Described as ‘exuberantly stylish’ by the Sunday Times, Julian Perkins enjoys a demanding career as a conductor and keyboard player. He is the Artistic Director of Cambridge Handel Opera and Founder Director of Sounds Baroque.

Julian has conducted staged opera productions for organisations including the Buxton International Festival, Cambridge Handel Opera, Dutch National Opera Academy, Grimeborn Festival, Guildhall School of Music & Drama, Kings Place, New Chamber Opera and New Kent Opera, in addition to numerous concert performances. With Sounds Baroque, he has directed performances with singers including Rebecca Evans, Dame Emma Kirkby and Mark Padmore, and has conducted some eighteen Baroque projects with Southbank Sinfonia, in which modern string players experience performing earlier music on gut strings with Baroque bows.
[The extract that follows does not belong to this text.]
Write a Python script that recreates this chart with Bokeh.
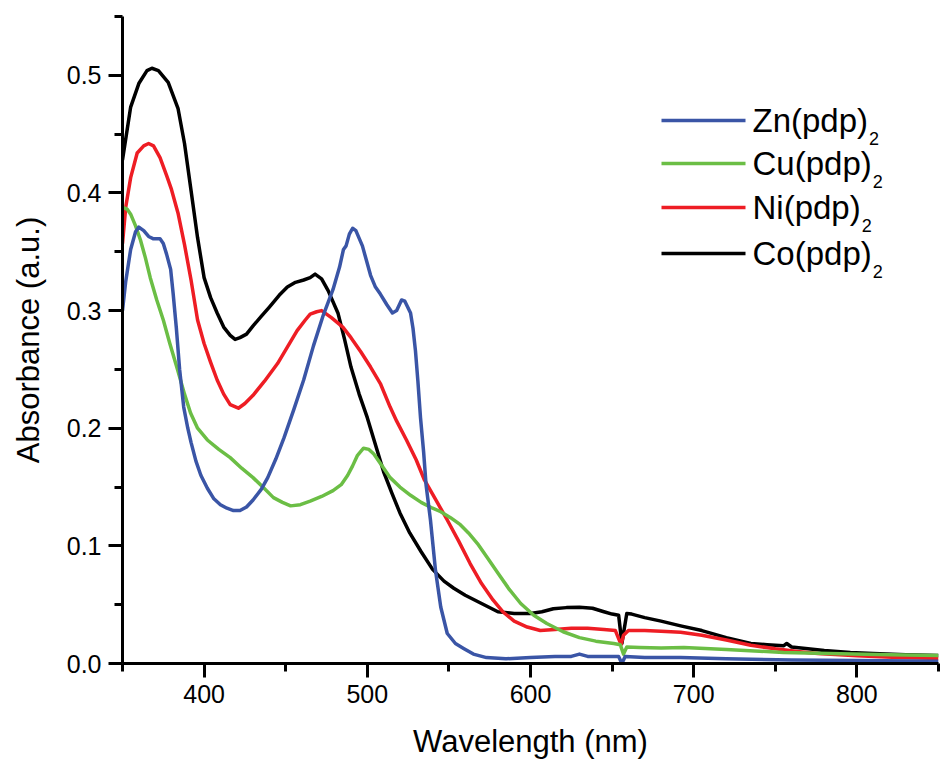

Forthcoming conducting projects include John Eccles's Semele with Cambridge Handel Opera and the Academy of Ancient Music (to be recorded on AAM Records), and the world première recording of Stephen Dodgson’s opera Margaret Catchpole for Naxos. Chamber concerts include Julian's return to London's Wigmore Hall, and concerto performances plus a recording with Florilegium. 2019 sees his solo American début in Boston.

As a player, Julian has performed concertos with groups including the Orchestra of the Age of Enlightenment, Royal Northern Sinfonia and Orchestra of The Sixteen, and has gained a wealth of experience performing with many leading period instrument ensembles and modern orchestras. In addition to performing as the solo harpsichordist in productions at the Royal Opera House, Welsh National Opera and Northern Ireland Opera, he has featured on BBC Radio 3's Early Music Show and appeared at venues such as London's Wigmore Hall, New York's Lincoln Center and Sydney Opera House, as well as at the BBC Proms and Edinburgh International Festival. Solo recitals in the UK have included appearances for international festivals at St Albans, Buxton, Canterbury, Deal, Lammermuir, Oundle, Petworth, Ryedale, Swaledale and Two Moors that have included complete performances of J. S. Bach’s two books of Das wohltemperierte Klavier. His acclaimed discography includes opera, solo and chamber recordings for Avie, Chandos, Channel Classics, Coro, Hyperion, Opus Arte and Resonus Classics on a wide range of instruments, including the Royal Harpsichord at Kew Palace.

Julian read music at King’s College, Cambridge, before pursuing advanced studies at the Schola Cantorum, Basle and the Royal Academy of Music, London. Research is an essential element in Julian's performing career, and he has written articles that have been published by Cambridge University Press, Oxford University Press and Rhinegold Publishing. This also inspires his work as a visiting coach at the Royal Opera House, and masterclasses that he gives for the National Opera Studio, music colleges and universities both in the UK and abroad.